DATA -
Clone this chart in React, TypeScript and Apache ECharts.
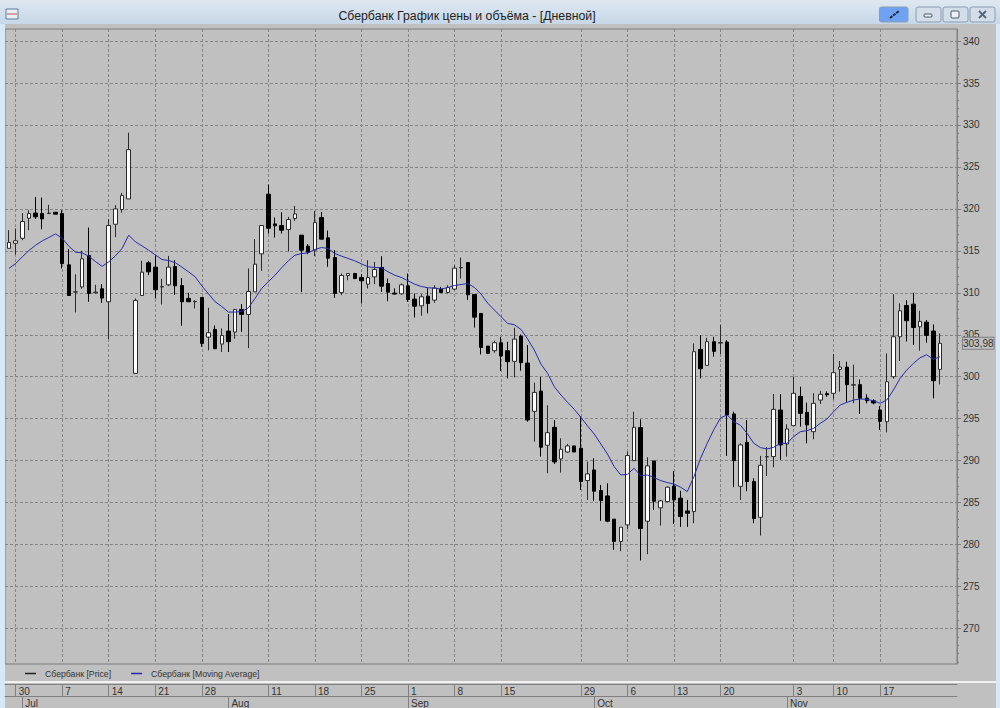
import React, { useEffect, useRef } from "react";
import * as echarts from "echarts";

const opens = [315.3,315.9,316.5,318.89,319.5,319.44,319.44,319.6,319.44,313.33,310.08,310.7,314.44,310.0,310.48,308.93,318.17,319.92,321.19,300.4,309.68,313.57,313.06,310.7,310.95,313.13,310.87,309.33,308.93,309.44,304.72,305.63,303.89,305.44,305.32,308.02,307.42,310.12,314.64,321.75,318.21,318.02,317.54,318.85,316.87,315.56,315.08,318.97,316.55,314.2,310.04,312.06,312.3,311.83,311.03,311.9,313.02,311.11,309.96,309.88,310.83,309.25,308.45,309.6,309.13,310.44,310.04,310.44,312.98,313.61,309.8,307.54,303.65,303.1,304.05,303.1,301.83,304.84,301.63,295.87,298.29,291.83,293.97,290.2,291.03,291.75,291.47,287.62,288.89,286.43,285.79,283.02,280.36,282.34,290,293.93,282.78,289.96,284.37,285.12,286.98,285.52,284,283.93,303.25,301.35,304.17,304.0,304.13,295.56,286.94,292.18,287.5,283.25,290.44,290.48,296.03,291.98,294.17,297.66,295.75,293.45,297.22,297.98,298.02,300.87,301.15,299.0,299.05,297.46,297.14,296.03,294.64,300,304.76,308.49,308.65,305.95,306.5,305.44,300.87];
const closes = [316.0,316.2,318.5,319.44,319.05,318.8,319.5,319.37,313.49,309.68,310.12,314.05,309.92,310.08,309.37,318.02,320,321.59,327.06,309.09,312.46,312.5,310.36,310.74,313.06,310.83,308.93,308.93,308.97,303.97,305.24,303.33,304.92,304.17,308.02,307.42,310.16,313.41,318.02,317.7,317.98,317.46,318.73,319.4,315.08,314.84,318.37,316.39,314.13,309.92,312.06,312.3,311.7,311.43,311.83,312.78,310.79,310.08,309.85,310.95,309.2,308.41,309.52,308.73,310.56,310.04,310.63,312.94,313.02,309.76,307.1,303.49,302.78,304.05,302.46,301.79,304.48,301.67,294.84,298.13,291.59,293.33,289.84,291.35,291.75,291.03,287.5,288.41,286.35,285.24,282.78,280.36,282.06,290.6,293.97,281.9,289.37,285.16,285.2,286.83,285.32,283.33,283.73,302.98,300.95,304.17,303.02,304.08,295.44,290,291.87,287.5,283.1,289.44,290.48,296.11,291.87,293.77,298.02,295.63,294.25,296.83,297.9,297.86,300.48,301.15,299.05,299.05,297.42,297.14,296.87,294.68,299.4,304.76,307.86,306.67,305.87,306.59,304.92,299.52,303.98];
const lows = [315.3,314.56,316.27,317.46,318.8,317.58,319.44,319.37,312.9,309.68,307.66,310.48,308.93,309.92,308.81,304.48,316.63,319.56,321.19,300.32,309.68,312.1,309.33,308.61,310.8,309.76,306.07,308.93,308.13,303.57,303.14,303.33,302.94,302.94,304.52,305.32,303.41,310.12,312.62,317.06,316.59,317.06,314.92,318.57,310.08,314.6,314.37,316.39,313.1,309.4,309.72,311.5,311.63,308.73,310.52,311.03,310.12,309,309.8,309.8,308.93,307.06,307.26,307.54,308.8,310.04,309.92,310.32,311.7,309.13,305.87,302.66,302.7,302.86,300.67,299.8,299.92,300.71,294.64,292.26,290.48,288.49,289.6,288.57,290.95,291.03,286.51,285.32,285.16,282.82,282.66,279.37,279.2,281.86,290,278.1,278.85,284.13,282.26,285.04,282.46,282.1,282.1,282.54,299.8,301.35,302.38,302.7,290.56,286.83,285.32,286.35,282.54,281.07,288.17,289.2,290.08,290.48,294.17,294.05,292.06,292.54,296.75,297.6,297.3,298.21,296.9,296.83,295.56,296.83,296.71,293.65,293.37,299.76,301.87,304.2,303.77,303.1,304.05,297.42,299.09];
const highs = [317.46,317.66,319.5,319.84,321.43,321.35,320.48,319.6,319.84,315.24,312.2,315,317.78,310.95,311.03,318.77,320.44,321.9,329.09,309.33,313.81,313.81,314.44,311.67,314.4,313.89,311.75,310,309.13,309.44,308.21,306.11,305.75,307.46,308.02,308.65,312.9,316.39,318.02,322.9,318.97,319.6,319.05,320.36,316.87,315.8,319.76,319.64,317.42,315.08,312.3,312.3,312.38,312.22,313.89,313.69,314.37,311.7,310.52,311.11,312.3,309.92,309.84,310.56,310.9,310.71,310.9,313.29,314.2,313.61,309.8,307.54,303.65,304.29,304.76,304.17,305.83,305.04,303.77,299.29,300,296.59,294.84,292.66,291.98,291.75,295.32,289.88,290.28,287.1,287.3,283.02,282.06,291.07,295.83,294.92,290.4,289.96,285.32,286.9,288.77,286.4,285.32,303.97,304.96,304.64,304.76,306.15,304.37,295.83,292.06,294.84,287.9,290.56,291.6,297.94,297.94,294.33,300,298.81,296.9,298.02,298.33,298.25,302.7,301.87,301.79,301.43,299.68,297.9,297.3,296.5,302.78,309.84,308.73,309.13,310,307.86,306.75,306.23,305.16];
const movingAverage = [312.9,313.49,314.29,315.04,315.67,316.19,316.59,317.02,316.5,315.56,314.84,314.76,314.37,313.73,313.15,313.69,314.4,315.28,316.87,316.07,315.6,315.08,314.52,313.97,313.85,313.6,313.06,312.5,311.9,310.83,309.88,308.93,308.37,307.7,307.7,307.78,308.2,309.33,310.52,311.31,312.1,312.98,313.81,314.48,314.68,314.76,315.16,315.4,315.28,314.68,314.37,314.09,313.81,313.45,313.1,313.02,312.98,312.5,312.1,311.83,311.43,311.03,310.75,310.6,310.56,310.44,310.63,310.87,310.99,311.11,310.63,309.84,308.75,307.94,307.14,306.35,306.19,305.63,304.48,303.17,301.5,300.4,298.81,297.82,296.94,296.11,295.16,294.13,293.17,291.98,290.79,289.29,288.29,288.37,289.09,288.21,288.29,287.98,287.62,287.38,287.22,286.83,286.31,288.1,290.28,292.06,293.7,295.1,295.44,294.64,294.21,293.25,292.06,291.55,291.39,291.59,292.06,292.06,292.86,293.45,293.57,293.85,294.44,294.96,295.83,296.63,296.94,297.22,297.34,297.3,297.14,296.83,297.22,298.41,299.8,300.79,301.59,302.26,302.62,302.06,302.38];

const dayLabels = ["30","7","14","21","28","11","18","25","1","8","15","29","6","13","20","3","10","17"];
const dayIndexes = [1,8,15,22,29,39,46,53,60,67,74,86,93,100,107,118,124,131];
const monthLabels = ["Jul","Aug","Sep","Oct","Nov"];
const monthIndexes = [2,33,60,88,117];
const priceTicks = [270,275,280,285,290,295,300,305,310,315,320,325,330,335,340];
const minorPriceTicks = Array.from({ length: 75 }, (_, k) => 266 + k);
const lastPriceValue = 303.98;
const lastPriceText = "303,98";
const titleText = "Сбербанк График цены и объёма - [Дневной]";
const priceName = "Сбербанк [Price]";
const averageName = "Сбербанк [Moving Average]";

const FONT = '"Liberation Sans", Arial, sans-serif';
const PANEL = "#c0c0c0";
const GRID_LINE = "#858585";
const X_MIN = -0.6;
const X_MAX = 142.56;
const Y_MIN = 265.76;
const Y_MAX = 341.44;

function button(x: number, w: number, fill: string) {
  return {
    type: "rect", z: 1,
    shape: { x, y: 7, width: w, height: 15, r: 2 },
    style: { fill, stroke: "#8c9db0", lineWidth: 1 },
  };
}

function buildOption() {
  const candles = opens.map((o, i) => [i, o, closes[i], lows[i], highs[i]]);
  const average = movingAverage.map((v, i) => [i, v]);
  return {
    animation: false,
    backgroundColor: PANEL,
    textStyle: { fontFamily: FONT },
    title: {
      text: titleText, left: 462, top: 5, textAlign: "center",
      textStyle: { fontFamily: FONT, fontSize: 12.3, fontWeight: "normal", color: "#222" },
    },
    legend: {
      left: 20, top: 664, itemWidth: 11, itemHeight: 1.5, itemGap: 20, icon: "rect",
      selectedMode: false,
      textStyle: { fontFamily: FONT, fontSize: 8.7, color: "#333", padding: [0, 0, 0, 4] },
      data: [
        { name: priceName, itemStyle: { color: "#222", borderWidth: 0 } },
        { name: averageName, itemStyle: { color: "#2a2aa8", borderWidth: 0 } },
      ],
    },
    grid: {
      show: true, left: 5, right: 43, top: 29, height: 635,
      backgroundColor: PANEL, borderColor: "#7d7d7d", borderWidth: 1,
    },
    xAxis: [
      {
        type: "value", min: X_MIN, max: X_MAX, position: "bottom", offset: 20,
        axisLine: { show: true, onZero: false, lineStyle: { color: "#808080" } },
        axisTick: { show: true, length: 12, customValues: dayIndexes, lineStyle: { color: "#808080" } },
        axisLabel: {
          show: true, customValues: dayIndexes, align: "left", margin: 2, hideOverlap: false,
          padding: [0, 0, 0, 3], fontSize: 10, fontFamily: FONT, color: "#333",
          formatter: (v: number) => dayLabels[dayIndexes.indexOf(v)] ?? "",
        },
        splitLine: { show: true, lineStyle: { color: GRID_LINE, type: [3, 2], width: 1 } },
      },
      {
        type: "value", min: X_MIN, max: X_MAX, position: "bottom", offset: 32,
        axisLine: { show: true, onZero: false, lineStyle: { color: "#808080" } },
        axisTick: { show: true, length: 12, customValues: monthIndexes, lineStyle: { color: "#808080" } },
        axisLabel: {
          show: true, customValues: monthIndexes, align: "left", margin: 2, hideOverlap: false,
          padding: [0, 0, 0, 3], fontSize: 10, fontFamily: FONT, color: "#333",
          formatter: (v: number) => monthLabels[monthIndexes.indexOf(v)] ?? "",
        },
        splitLine: { show: false },
      },
    ],
    yAxis: [
      {
        type: "value", min: Y_MIN, max: Y_MAX, position: "right", offset: 0,
        axisLine: { show: true, onZero: false, lineStyle: { color: "#808080" } },
        axisTick: { show: true, length: 4, customValues: priceTicks, lineStyle: { color: "#808080" } },
        axisLabel: {
          show: true, customValues: priceTicks, margin: 6, fontSize: 10, fontFamily: FONT, color: "#333",
          hideOverlap: false, formatter: (v: number) => String(v),
        },
        splitLine: { show: true, lineStyle: { color: GRID_LINE, type: [3, 2], width: 1 } },
      },
      {
        type: "value", min: Y_MIN, max: Y_MAX, position: "right", offset: 0,
        axisLine: { show: false, onZero: false },
        axisTick: { show: true, length: 2, customValues: minorPriceTicks, lineStyle: { color: "#808080" } },
        axisLabel: { show: false },
        splitLine: { show: false },
      },
    ],
    series: [
      {
        name: priceName, type: "candlestick", xAxisIndex: 0, yAxisIndex: 0,
        barWidth: 4, data: candles, encode: { x: 0, y: [1, 2, 3, 4] },
        itemStyle: { color: "#ffffff", color0: "#000000", borderColor: "#2a2a2a", borderColor0: "#000000", borderWidth: 1 },
        markLine: {
          silent: true, symbol: "none",
          lineStyle: { color: "transparent", width: 0 },
          data: [{ yAxis: lastPriceValue }],
          label: {
            show: true, position: "end", distance: 6, formatter: lastPriceText,
            fontSize: 10, fontFamily: FONT, color: "#333",
            backgroundColor: PANEL, borderColor: "#808080", borderWidth: 1, padding: [1, 0, 0, 0],
          },
        },
      },
      {
        name: averageName, type: "line", xAxisIndex: 0, yAxisIndex: 0,
        data: average, showSymbol: false, symbol: "none",
        lineStyle: { color: "#2a2aa8", width: 1 }, itemStyle: { color: "#2a2aa8" },
      },
    ],
    graphic: [
      {
        type: "rect", z: 0, shape: { x: 0, y: 0, width: 1000, height: 24 },
        style: {
          fill: new echarts.graphic.LinearGradient(0, 0, 0, 1, [
            { offset: 0, color: "#dfe8f1" }, { offset: 1, color: "#c6d7e8" },
          ]),
        },
      },
      { type: "rect", z: 0, shape: { x: 0, y: 24, width: 5, height: 684 }, style: { fill: "#d7e8f7" } },
      { type: "rect", z: 0, shape: { x: 996, y: 24, width: 4, height: 684 }, style: { fill: "#d7e8f7" } },
      { type: "rect", z: 0, shape: { x: 5, y: 681, width: 991, height: 2 }, style: { fill: "#f2f2f2" } },
      { type: "rect", z: 1, shape: { x: 6, y: 9, width: 12, height: 10 }, style: { fill: "#e8eef4", stroke: "#5a7d9a", lineWidth: 1 } },
      { type: "line", z: 2, shape: { x1: 7, y1: 14, x2: 17, y2: 14 }, style: { stroke: "#c05050", lineWidth: 1 } },
      button(879.5, 28.5, "#6fa2f2"),
      { type: "line", z: 2, shape: { x1: 890, y1: 18, x2: 899, y2: 11 }, style: { stroke: "#1c2c44", lineWidth: 2, lineDash: [3, 1] } },
      button(916, 25, "#d3deea"),
      button(943, 25, "#d3deea"),
      button(970, 25, "#d3deea"),
      { type: "rect", z: 2, shape: { x: 924, y: 14, width: 8, height: 3, r: 1 }, style: { fill: "#eef2f6", stroke: "#4a5a6a", lineWidth: 1 } },
      { type: "rect", z: 2, shape: { x: 951, y: 11, width: 8, height: 7, r: 1 }, style: { fill: "#eef2f6", stroke: "#4a5a6a", lineWidth: 1 } },
      { type: "line", z: 2, shape: { x1: 979, y1: 11, x2: 986, y2: 18 }, style: { stroke: "#5a6a7a", lineWidth: 2 } },
      { type: "line", z: 2, shape: { x1: 986, y1: 11, x2: 979, y2: 18 }, style: { stroke: "#5a6a7a", lineWidth: 2 } },
    ],
  };
}

export default function App() {
  const ref = useRef<HTMLDivElement>(null);
  useEffect(() => {
    if (!ref.current) return;
    const chart = echarts.init(ref.current, undefined, { renderer: "svg" });
    chart.setOption(buildOption() as any);
    return () => chart.dispose();
  }, []);
  return <div ref={ref} style={{ position: "fixed", left: 0, top: 0, width: 1000, height: 708 }} />;
}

THE EXERCISE - Exactly as they appear, print the lines of the listing above from its first line through the line that contains "import * as", minus the pictures.

RESULT -
Clone this chart in React, TypeScript and Apache ECharts.
import React, { useEffect, useRef } from "react";
import * as echarts from "echarts";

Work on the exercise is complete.